--- BEGIN Dataset content ---

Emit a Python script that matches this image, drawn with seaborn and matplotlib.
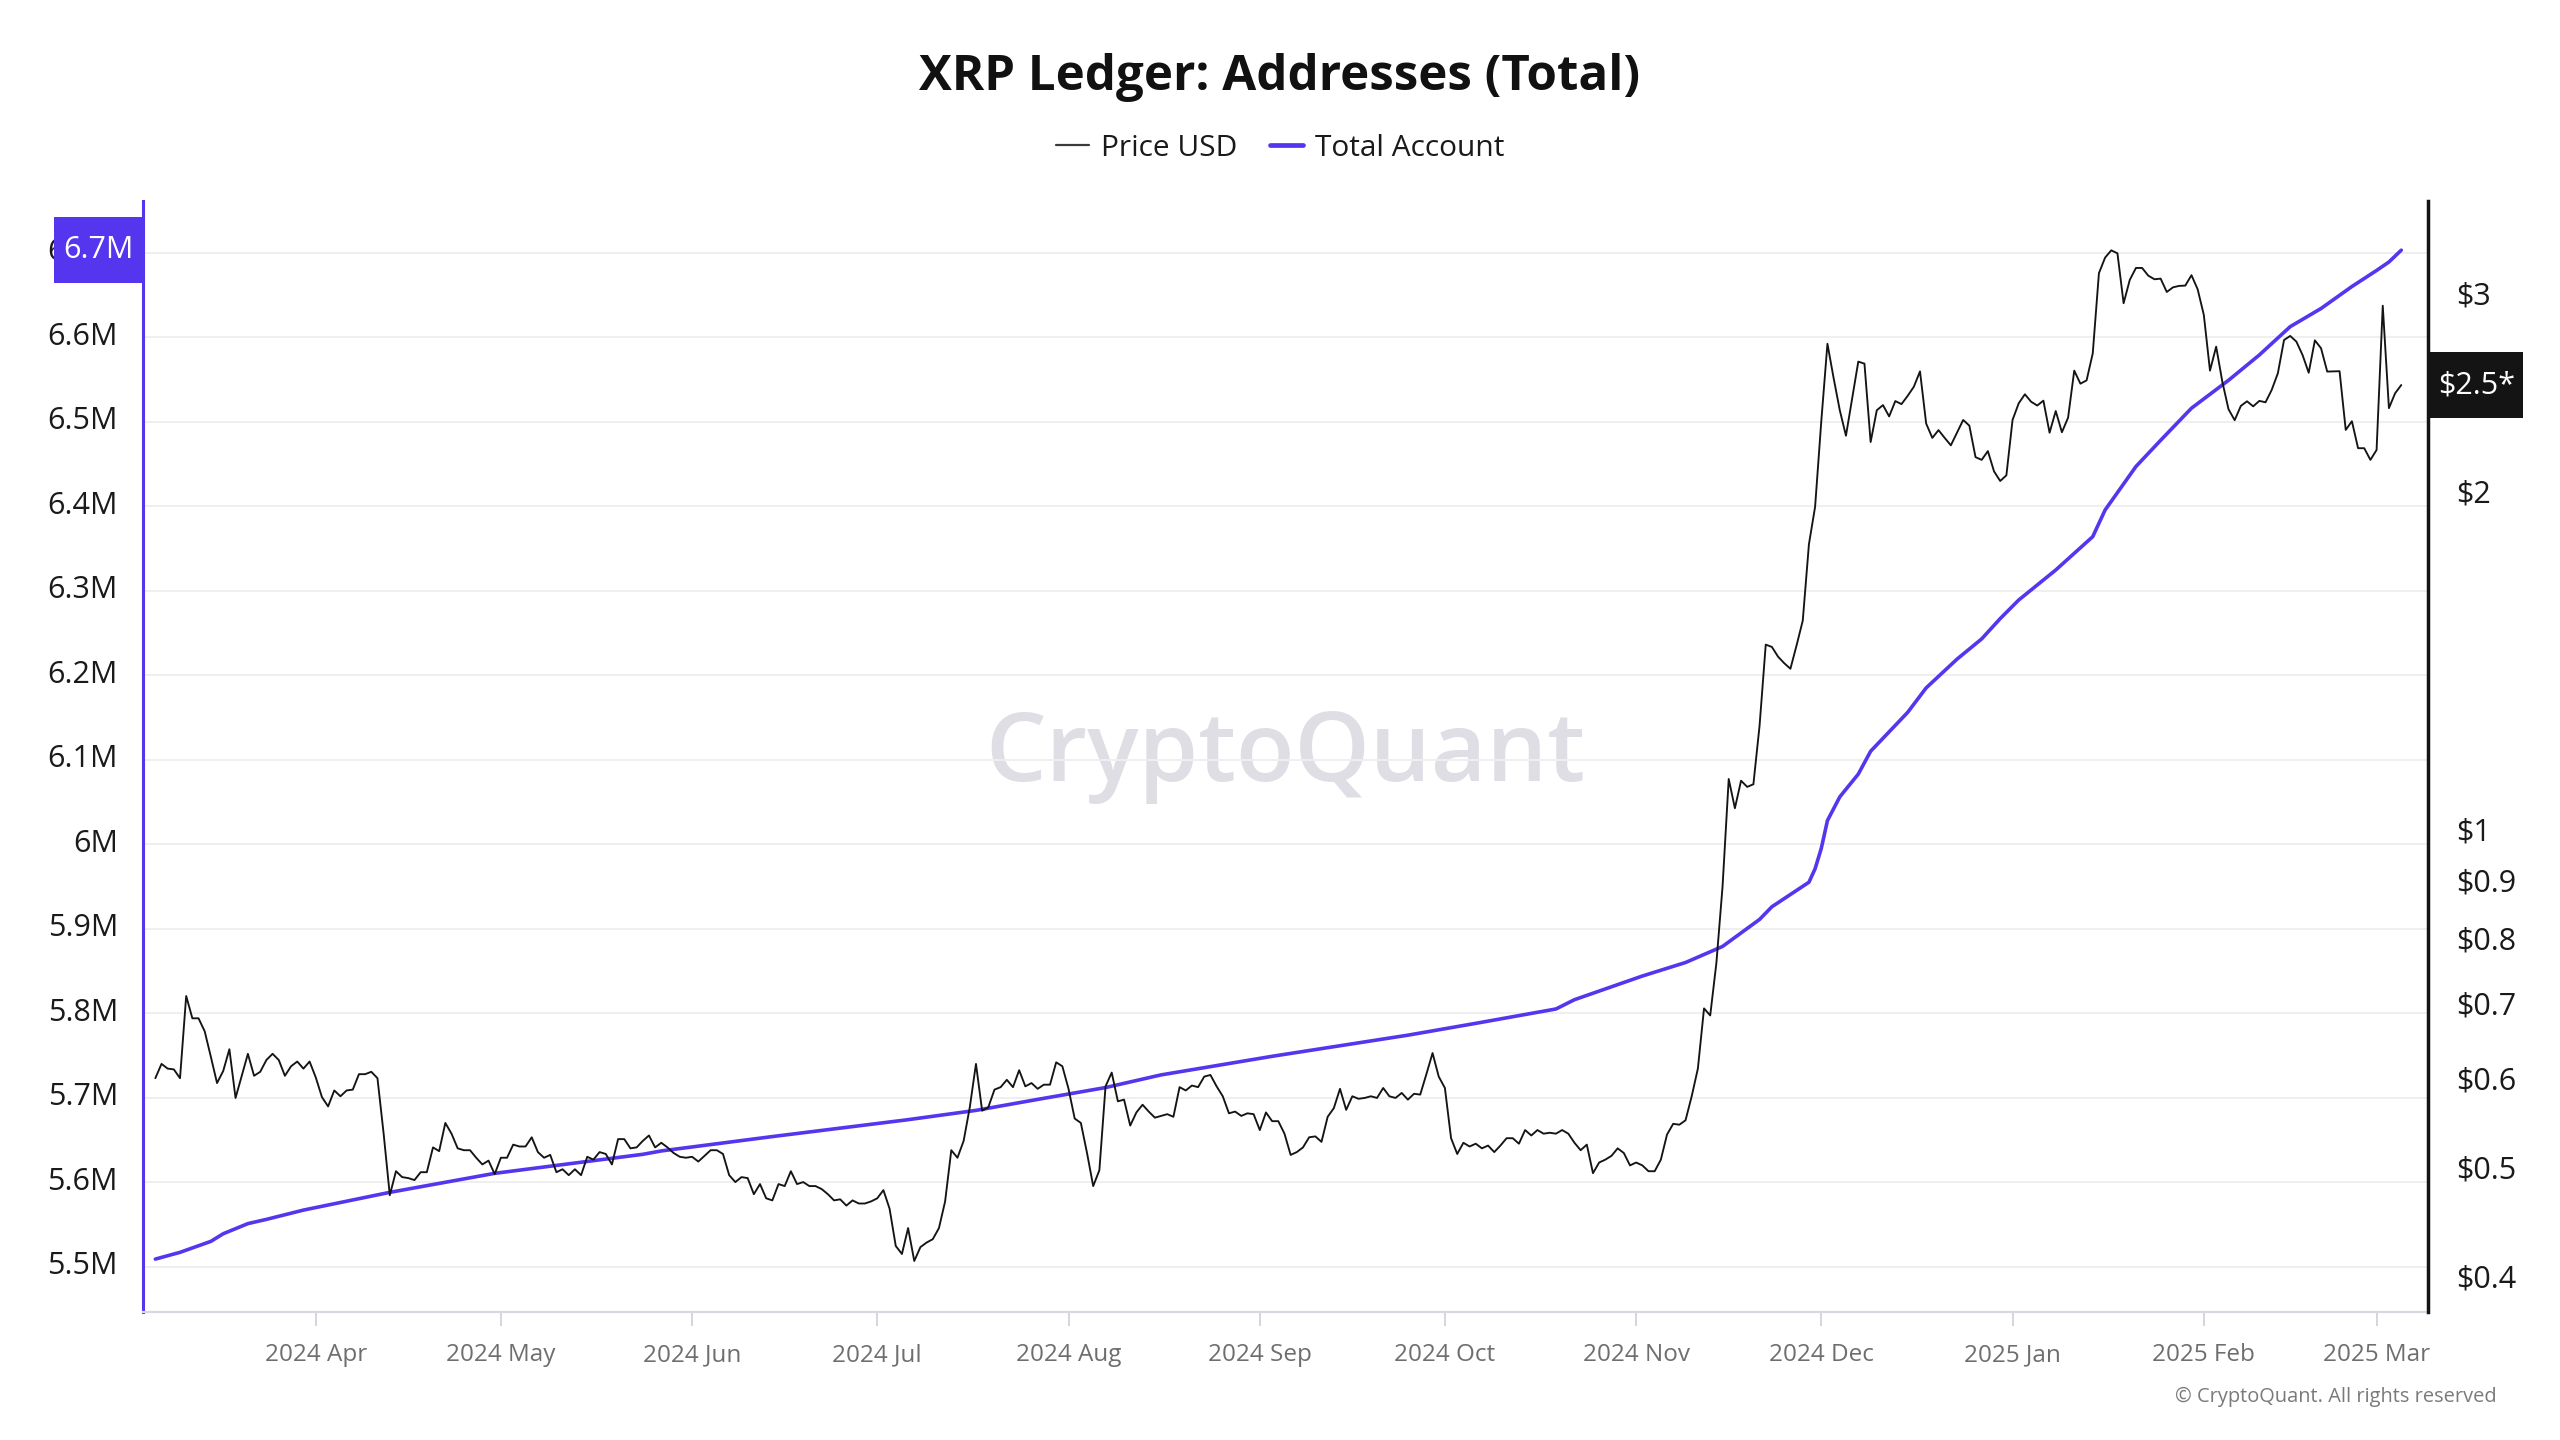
import matplotlib
matplotlib.use("Agg")
import matplotlib.pyplot as plt
import matplotlib.dates as mdates
from matplotlib.ticker import FuncFormatter, FixedLocator, NullLocator
from matplotlib.lines import Line2D
from matplotlib.path import Path
from matplotlib.transforms import ScaledTranslation
import pandas as pd
import seaborn as sns

# ---------------- data ----------------
title = "XRP Ledger: Addresses (Total)"
series_names = ["Price USD", "Total Account"]

price_start = "2024-03-06"
price_usd = [
    # Mar 2024 (from Mar 6)
    0.605, 0.623, 0.617, 0.616, 0.605, 0.716, 0.684, 0.684, 0.666, 0.632,
    0.599, 0.614, 0.642, 0.581, 0.608, 0.636, 0.608, 0.613, 0.628, 0.636,
    0.628, 0.608, 0.620, 0.626, 0.617, 0.626,
    # Apr
    0.606, 0.582, 0.571, 0.590, 0.583, 0.590, 0.591, 0.610, 0.610, 0.613,
    0.605, 0.540, 0.476, 0.500, 0.494, 0.493, 0.491, 0.499, 0.499, 0.525,
    0.521, 0.552, 0.540, 0.524, 0.522, 0.522, 0.514, 0.507, 0.511, 0.497,
    # May
    0.514, 0.514, 0.528, 0.526, 0.526, 0.536, 0.520, 0.514, 0.517, 0.499,
    0.502, 0.496, 0.502, 0.496, 0.515, 0.512, 0.520, 0.518, 0.507, 0.534,
    0.534, 0.524, 0.525, 0.532, 0.538, 0.525, 0.530, 0.525, 0.519, 0.515,
    0.514,
    # Jun
    0.515, 0.510, 0.516, 0.522, 0.522, 0.518, 0.496, 0.489, 0.494, 0.493,
    0.477, 0.487, 0.473, 0.471, 0.487, 0.485, 0.500, 0.487, 0.489, 0.485,
    0.485, 0.482, 0.477, 0.471, 0.472, 0.466, 0.471, 0.468, 0.468, 0.470,
    # Jul
    0.473, 0.481, 0.463, 0.429, 0.422, 0.445, 0.416, 0.428, 0.432, 0.435,
    0.445, 0.470, 0.522, 0.514, 0.532, 0.570, 0.623, 0.566, 0.570, 0.591,
    0.594, 0.603, 0.594, 0.615, 0.595, 0.599, 0.592, 0.597, 0.597, 0.625,
    0.620,
    # Aug
    0.592, 0.557, 0.552, 0.519, 0.485, 0.501, 0.595, 0.612, 0.577, 0.579,
    0.549, 0.564, 0.573, 0.565, 0.558, 0.560, 0.562, 0.559, 0.594, 0.590,
    0.596, 0.594, 0.607, 0.609, 0.595, 0.583, 0.563, 0.565, 0.560, 0.563,
    0.562,
    # Sep
    0.544, 0.564, 0.554, 0.554, 0.540, 0.517, 0.520, 0.525, 0.536, 0.537,
    0.531, 0.559, 0.569, 0.592, 0.567, 0.583, 0.580, 0.581, 0.583, 0.581,
    0.593, 0.583, 0.581, 0.587, 0.579, 0.586, 0.585, 0.610, 0.637, 0.607,
    # Oct
    0.593, 0.535, 0.518, 0.530, 0.526, 0.529, 0.524, 0.527, 0.520, 0.527,
    0.535, 0.535, 0.529, 0.544, 0.538, 0.544, 0.540, 0.541, 0.540, 0.544,
    0.540, 0.530, 0.522, 0.528, 0.498, 0.509, 0.512, 0.516, 0.524, 0.519,
    0.506,
    # Nov
    0.509, 0.506, 0.500, 0.500, 0.512, 0.539, 0.551, 0.550, 0.555, 0.583,
    0.617, 0.698, 0.688, 0.766, 0.896, 1.117, 1.052, 1.113, 1.099, 1.105,
    1.246, 1.471, 1.464, 1.435, 1.416, 1.400, 1.469, 1.545, 1.807, 1.951,
    # Dec
    2.324, 2.725, 2.540, 2.378, 2.257, 2.436, 2.627, 2.616, 2.228, 2.378,
    2.403, 2.348, 2.423, 2.408, 2.449, 2.495, 2.575, 2.314, 2.247, 2.283,
    2.247, 2.213, 2.271, 2.331, 2.304, 2.160, 2.148, 2.187, 2.098, 2.057,
    2.081,
    # Jan 2025
    2.331, 2.412, 2.457, 2.420, 2.401, 2.425, 2.271, 2.374, 2.273, 2.342,
    2.579, 2.511, 2.528, 2.672, 3.149, 3.251, 3.300, 3.280, 2.961, 3.106,
    3.183, 3.183, 3.133, 3.110, 3.114, 3.030, 3.059, 3.068, 3.070, 3.136,
    3.047,
    # Feb
    2.891, 2.579, 2.709, 2.521, 2.383, 2.330, 2.399, 2.422, 2.397, 2.424,
    2.417, 2.479, 2.565, 2.746, 2.769, 2.737, 2.663, 2.568, 2.744, 2.700,
    2.574, 2.575, 2.576, 2.284, 2.325, 2.200, 2.200, 2.148,
    # Mar
    2.192, 2.946, 2.388, 2.462, 2.504,
]

account_dates = [
    "2024-03-06", "2024-03-10", "2024-03-15", "2024-03-17", "2024-03-21",
    "2024-03-24", "2024-03-30", "2024-04-13", "2024-04-30", "2024-05-24",
    "2024-05-27", "2024-06-14", "2024-07-06", "2024-07-17", "2024-07-27",
    "2024-08-07", "2024-08-16", "2024-09-03", "2024-09-25", "2024-10-06",
    "2024-10-19", "2024-10-22", "2024-11-02", "2024-11-09", "2024-11-15",
    "2024-11-21", "2024-11-23", "2024-11-29", "2024-11-30", "2024-12-01",
    "2024-12-02", "2024-12-04", "2024-12-07", "2024-12-09", "2024-12-15",
    "2024-12-18", "2024-12-23", "2024-12-27", "2024-12-30", "2025-01-02",
    "2025-01-08", "2025-01-14", "2025-01-16", "2025-01-21", "2025-01-25",
    "2025-01-30", "2025-02-05", "2025-02-10", "2025-02-15", "2025-02-20",
    "2025-02-25", "2025-03-01", "2025-03-03", "2025-03-05",
]
total_account = [
    5509000, 5517000, 5530000, 5539000, 5551000,
    5556000, 5567000, 5588000, 5610500, 5633000,
    5637000, 5654000, 5674000, 5685000, 5698000,
    5712000, 5727000, 5749000, 5774000, 5788000,
    5805000, 5816000, 5844000, 5860000, 5879000,
    5911000, 5926000, 5955000, 5971000, 5995000,
    6028000, 6056000, 6083000, 6110000, 6156000,
    6185000, 6219000, 6243000, 6267000, 6289000,
    6324500, 6364000, 6395500, 6447000, 6478000,
    6516000, 6549000, 6579000, 6612500, 6634000,
    6660000, 6679000, 6689000, 6703000,
]

left_ticks = [5.5e6, 5.6e6, 5.7e6, 5.8e6, 5.9e6, 6.0e6, 6.1e6,
              6.2e6, 6.3e6, 6.4e6, 6.5e6, 6.6e6, 6.7e6]
right_ticks = [0.4, 0.5, 0.6, 0.7, 0.8, 0.9, 1, 2, 3]
month_ticks = pd.date_range("2024-04-01", "2025-03-01", freq="MS")

# ---------------- style ----------------
PURPLE = "#5536ee"
BLACK = "#141414"
W, H = 2560, 1440

sns.set_theme(style="white")
plt.rcParams["font.family"] = ["Open Sans", "DejaVu Sans"]

fig = plt.figure(figsize=(W / 100, H / 100), dpi=100)
fig.patch.set_facecolor("white")
L, R, T, B = 143, 2428, 201, 1312
ax = fig.add_axes([L / W, 1 - B / H, (R - L) / W, (B - T) / H])
ax2 = ax.twinx()

df_price = pd.DataFrame({
    "date": pd.date_range(price_start, periods=len(price_usd), freq="D"),
    "price": price_usd,
})
df_acc = pd.DataFrame({"date": pd.to_datetime(account_dates),
                       "total": total_account})

sns.lineplot(data=df_acc, x="date", y="total", ax=ax, color=PURPLE,
             linewidth=2.6, zorder=3)
sns.lineplot(data=df_price, x="date", y="price", ax=ax2, color=BLACK,
             linewidth=1.35, zorder=4)

for a in (ax, ax2):
    a.set_xlabel("")
    a.set_ylabel("")

ax.set_xlim(pd.Timestamp("2024-03-04"), pd.Timestamp("2025-03-09 08:00"))
ax.set_ylim(5.4464e6, 6.7612e6)
ax2.set_yscale("log")
ax2.set_ylim(0.3747, 3.651)

# left axis
ax.yaxis.set_major_locator(FixedLocator(left_ticks))
ax.yaxis.set_major_formatter(FuncFormatter(lambda v, p: f"{v / 1e6:g}M"))
ax.tick_params(axis="y", length=0, pad=18, labelsize=22, labelcolor="#1a1a1a")
ax.yaxis.grid(True, color="#efefef", linewidth=1.4)
ax.xaxis.grid(False)

# right axis
ax2.yaxis.set_major_locator(FixedLocator(right_ticks))
ax2.yaxis.set_minor_locator(NullLocator())
ax2.yaxis.set_major_formatter(FuncFormatter(lambda v, p: f"${v:g}"))
ax2.tick_params(axis="y", which="both", length=0, pad=20, labelsize=22,
                labelcolor="#1a1a1a")
ax2.grid(False)

# nudge y tick labels up slightly (font baseline difference)
up = ScaledTranslation(0, 4 / 100, fig.dpi_scale_trans)
for lab in ax.get_yticklabels() + ax2.get_yticklabels():
    lab.set_transform(lab.get_transform() + up)

# x axis
ax.xaxis.set_major_locator(FixedLocator(mdates.date2num(month_ticks)))
ax.xaxis.set_major_formatter(mdates.DateFormatter("%Y %b"))
ax.tick_params(axis="x", length=10, width=1.4, color="#d5d5dd", pad=12.5,
               labelsize=17.5, labelcolor="#6e6e6e", bottom=True)

# spines
for s in ("top", "right"):
    ax.spines[s].set_visible(False)
ax.spines["left"].set_color(PURPLE)
ax.spines["left"].set_linewidth(2.2)
ax.spines["bottom"].set_color("#d8d8e0")
ax.spines["bottom"].set_linewidth(1.6)
for s in ("top", "left", "bottom"):
    ax2.spines[s].set_visible(False)
ax2.spines["right"].set_color(BLACK)
ax2.spines["right"].set_linewidth(2.5)


# last value tags (wider vertical padding than horizontal)
def tag_box(x0, y0, width, height, mutation_size):
    px = 0.28 * mutation_size
    py = 0.58 * mutation_size
    verts = [(x0 - px, y0 - py), (x0 + width + px, y0 - py),
             (x0 + width + px, y0 + height + py), (x0 - px, y0 + height + py),
             (x0 - px, y0 - py)]
    return Path(verts, closed=True)


last_acc = total_account[-1]
ax.annotate(f"{last_acc / 1e6:.1f}M", xy=(0, last_acc),
            xycoords=("axes fraction", "data"), xytext=(-7, 0),
            textcoords="offset points", ha="right", va="center",
            fontsize=22, color="white", zorder=10, annotation_clip=False,
            bbox=dict(boxstyle=tag_box, fc=PURPLE, ec="none"))
last_price = price_usd[-1]
ax2.annotate(f"${last_price:.1f}*", xy=(1, last_price),
             xycoords=("axes fraction", "data"), xytext=(7, 0),
             textcoords="offset points", ha="left", va="center",
             fontsize=22, color="white", zorder=10, annotation_clip=False,
             bbox=dict(boxstyle=tag_box, fc=BLACK, ec="none"))

# watermark
ax.text(0.4998, 0.5005, "CryptoQuant", transform=ax.transAxes,
        ha="center", va="center", fontsize=69, color="#dfdee5",
        fontweight="semibold", zorder=0)

# title, legend, credit
fig.text(0.5, 1 - 78 / H, title, ha="center", va="center",
         fontsize=35.5, fontweight="bold", color="#111111")
handles = [Line2D([0], [0], color="#3a3a3a", linewidth=1.6),
           Line2D([0], [0], color=PURPLE, linewidth=3.4)]
leg = fig.legend(handles, series_names, loc="center",
                 bbox_to_anchor=(0.5, 1 - 148 / H), ncol=2, frameon=False,
                 fontsize=21.5, handlelength=1.1, handletextpad=0.4,
                 columnspacing=1.1)
for t in leg.get_texts():
    t.set_color("#1a1a1a")
fig.text(2497 / W, 1 - 1397 / H, "\u00a9 CryptoQuant. All rights reserved",
         ha="right", va="center", fontsize=14.4, color="#7a7a7a")

fig.savefig("out.png", dpi=100, facecolor="white")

--- END Dataset content ---

→ **What is required**: Give again exactly the lines running from the beginning of the material above through the line that contains "import seaborn as sns", and leave out every picture.

→ **Completed exercise**:
Emit a Python script that matches this image, drawn with seaborn and matplotlib.
import matplotlib
matplotlib.use("Agg")
import matplotlib.pyplot as plt
import matplotlib.dates as mdates
from matplotlib.ticker import FuncFormatter, FixedLocator, NullLocator
from matplotlib.lines import Line2D
from matplotlib.path import Path
from matplotlib.transforms import ScaledTranslation
import pandas as pd
import seaborn as sns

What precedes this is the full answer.